● **What you should do**: Restate the listing below word for word, omitting any images.

========

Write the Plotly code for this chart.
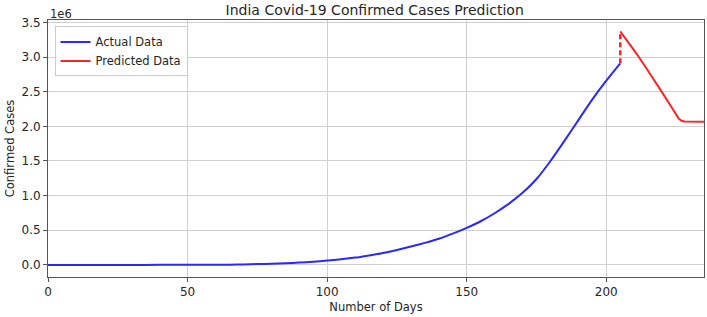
import plotly.graph_objects as go

# Actual confirmed cases
actual_days = [0, 10, 20, 30, 40, 50, 55, 60, 65, 70, 75, 80, 85, 90, 95, 100,
               105, 110, 115, 120, 125, 130, 135, 140, 145, 150, 155, 160, 165,
               170, 175, 180, 185, 190, 195, 200, 205]
actual_cases = [0, 0, 0, 0, 60, 250, 600, 1200, 3500, 6400, 11500, 17300, 24500,
                33000, 46000, 62000, 81000, 105000, 137000, 172000, 215000,
                264000, 318000, 378000, 452000, 535000, 630000, 745000, 880000,
                1040000, 1240000, 1500000, 1790000, 2090000, 2390000, 2660000,
                2910000]

# Predicted cases
pred_days = [205, 208, 211, 214, 217, 220, 223, 225, 226, 227, 228, 235]
pred_cases = [3370000, 3210000, 3040000, 2860000, 2680000, 2490000, 2300000,
              2170000, 2110000, 2080000, 2070000, 2065000]

# Bridge between last actual and first predicted value
bridge_days = [actual_days[-1], pred_days[0]]
bridge_cases = [actual_cases[-1], pred_cases[0]]

y_ticks = [0, 500000, 1000000, 1500000, 2000000, 2500000, 3000000, 3500000]
y_tick_labels = ["0.0", "0.5", "1.0", "1.5", "2.0", "2.5", "3.0", "3.5"]
x_ticks = [0, 50, 100, 150, 200]

blue = "rgb(40,40,255)"
red = "rgb(255,35,35)"
font = "DejaVu Sans"
txt = "#262626"

fig = go.Figure()
fig.add_trace(go.Scatter(x=actual_days, y=actual_cases, mode="lines",
                         name="Actual Data",
                         line=dict(color=blue, width=2, shape="spline",
                                   smoothing=0.6)))
fig.add_trace(go.Scatter(x=pred_days, y=pred_cases, mode="lines",
                         name="Predicted Data", line=dict(color=red, width=2)))
fig.add_trace(go.Scatter(x=bridge_days, y=bridge_cases, mode="lines",
                         showlegend=False,
                         line=dict(color=red, width=2.5, dash="5px,3px")))

fig.update_layout(
    width=707, height=317,
    margin=dict(l=48, r=3, t=20, b=40, autoexpand=False),
    paper_bgcolor="white", plot_bgcolor="white",
    font=dict(family=font, size=12, color=txt),
    title=dict(text="India Covid-19 Confirmed Cases Prediction",
               x=0.53, xanchor="center", y=0.968, yanchor="middle",
               font=dict(size=14, color=txt)),
    legend=dict(x=0.01, y=0.975, xanchor="left", yanchor="top",
                bgcolor="rgba(255,255,255,0.85)", bordercolor="#cccccc",
                borderwidth=1, font=dict(size=11.5, color=txt),
                tracegroupgap=0, itemwidth=30),
    showlegend=True,
)
fig.update_xaxes(range=[0, 235], tickvals=x_ticks, showgrid=True,
                 gridcolor="#cfcfcf", gridwidth=1, zeroline=False,
                 showline=True, linecolor="#555555", linewidth=1, mirror=True,
                 ticks="outside", ticklen=4, tickcolor="#555555",
                 tickfont=dict(size=12),
                 title=dict(text="Number of Days", standoff=4,
                            font=dict(size=11.5)))
fig.update_yaxes(range=[-175000, 3535000], tickvals=y_ticks,
                 ticktext=y_tick_labels, showgrid=True,
                 gridcolor="#cfcfcf", gridwidth=1, zeroline=False,
                 showline=True, linecolor="#555555", linewidth=1, mirror=True,
                 ticks="outside", ticklen=4, tickcolor="#555555",
                 tickfont=dict(size=12),
                 title=dict(text="Confirmed Cases", standoff=4,
                            font=dict(size=11.5)))
fig.add_annotation(text="1e6", xref="paper", yref="paper", x=0, y=1,
                   xanchor="left", yanchor="bottom", showarrow=False,
                   font=dict(size=11.5, color=txt), yshift=-3)

fig.write_html("out.html", config={"displayModeBar": False},
               post_script="document.body.style.margin='0';"
                           "document.body.style.padding='0';")
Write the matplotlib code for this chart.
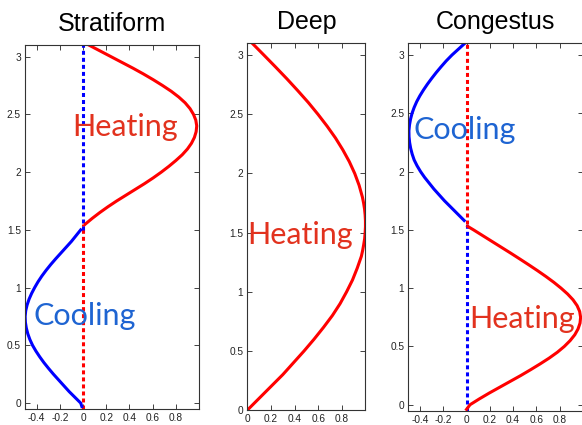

========

● **Finished answer**:
Write the Plotly code for this chart.
import plotly.graph_objects as go

# Actual confirmed cases
actual_days = [0, 10, 20, 30, 40, 50, 55, 60, 65, 70, 75, 80, 85, 90, 95, 100,
               105, 110, 115, 120, 125, 130, 135, 140, 145, 150, 155, 160, 165,
               170, 175, 180, 185, 190, 195, 200, 205]
actual_cases = [0, 0, 0, 0, 60, 250, 600, 1200, 3500, 6400, 11500, 17300, 24500,
                33000, 46000, 62000, 81000, 105000, 137000, 172000, 215000,
                264000, 318000, 378000, 452000, 535000, 630000, 745000, 880000,
                1040000, 1240000, 1500000, 1790000, 2090000, 2390000, 2660000,
                2910000]

# Predicted cases
pred_days = [205, 208, 211, 214, 217, 220, 223, 225, 226, 227, 228, 235]
pred_cases = [3370000, 3210000, 3040000, 2860000, 2680000, 2490000, 2300000,
              2170000, 2110000, 2080000, 2070000, 2065000]

# Bridge between last actual and first predicted value
bridge_days = [actual_days[-1], pred_days[0]]
bridge_cases = [actual_cases[-1], pred_cases[0]]

y_ticks = [0, 500000, 1000000, 1500000, 2000000, 2500000, 3000000, 3500000]
y_tick_labels = ["0.0", "0.5", "1.0", "1.5", "2.0", "2.5", "3.0", "3.5"]
x_ticks = [0, 50, 100, 150, 200]

blue = "rgb(40,40,255)"
red = "rgb(255,35,35)"
font = "DejaVu Sans"
txt = "#262626"

fig = go.Figure()
fig.add_trace(go.Scatter(x=actual_days, y=actual_cases, mode="lines",
                         name="Actual Data",
                         line=dict(color=blue, width=2, shape="spline",
                                   smoothing=0.6)))
fig.add_trace(go.Scatter(x=pred_days, y=pred_cases, mode="lines",
                         name="Predicted Data", line=dict(color=red, width=2)))
fig.add_trace(go.Scatter(x=bridge_days, y=bridge_cases, mode="lines",
                         showlegend=False,
                         line=dict(color=red, width=2.5, dash="5px,3px")))

fig.update_layout(
    width=707, height=317,
    margin=dict(l=48, r=3, t=20, b=40, autoexpand=False),
    paper_bgcolor="white", plot_bgcolor="white",
    font=dict(family=font, size=12, color=txt),
    title=dict(text="India Covid-19 Confirmed Cases Prediction",
               x=0.53, xanchor="center", y=0.968, yanchor="middle",
               font=dict(size=14, color=txt)),
    legend=dict(x=0.01, y=0.975, xanchor="left", yanchor="top",
                bgcolor="rgba(255,255,255,0.85)", bordercolor="#cccccc",
                borderwidth=1, font=dict(size=11.5, color=txt),
                tracegroupgap=0, itemwidth=30),
    showlegend=True,
)
fig.update_xaxes(range=[0, 235], tickvals=x_ticks, showgrid=True,
                 gridcolor="#cfcfcf", gridwidth=1, zeroline=False,
                 showline=True, linecolor="#555555", linewidth=1, mirror=True,
                 ticks="outside", ticklen=4, tickcolor="#555555",
                 tickfont=dict(size=12),
                 title=dict(text="Number of Days", standoff=4,
                            font=dict(size=11.5)))
fig.update_yaxes(range=[-175000, 3535000], tickvals=y_ticks,
                 ticktext=y_tick_labels, showgrid=True,
                 gridcolor="#cfcfcf", gridwidth=1, zeroline=False,
                 showline=True, linecolor="#555555", linewidth=1, mirror=True,
                 ticks="outside", ticklen=4, tickcolor="#555555",
                 tickfont=dict(size=12),
                 title=dict(text="Confirmed Cases", standoff=4,
                            font=dict(size=11.5)))
fig.add_annotation(text="1e6", xref="paper", yref="paper", x=0, y=1,
                   xanchor="left", yanchor="bottom", showarrow=False,
                   font=dict(size=11.5, color=txt), yshift=-3)

fig.write_html("out.html", config={"displayModeBar": False},
               post_script="document.body.style.margin='0';"
                           "document.body.style.padding='0';")
Write the matplotlib code for this chart.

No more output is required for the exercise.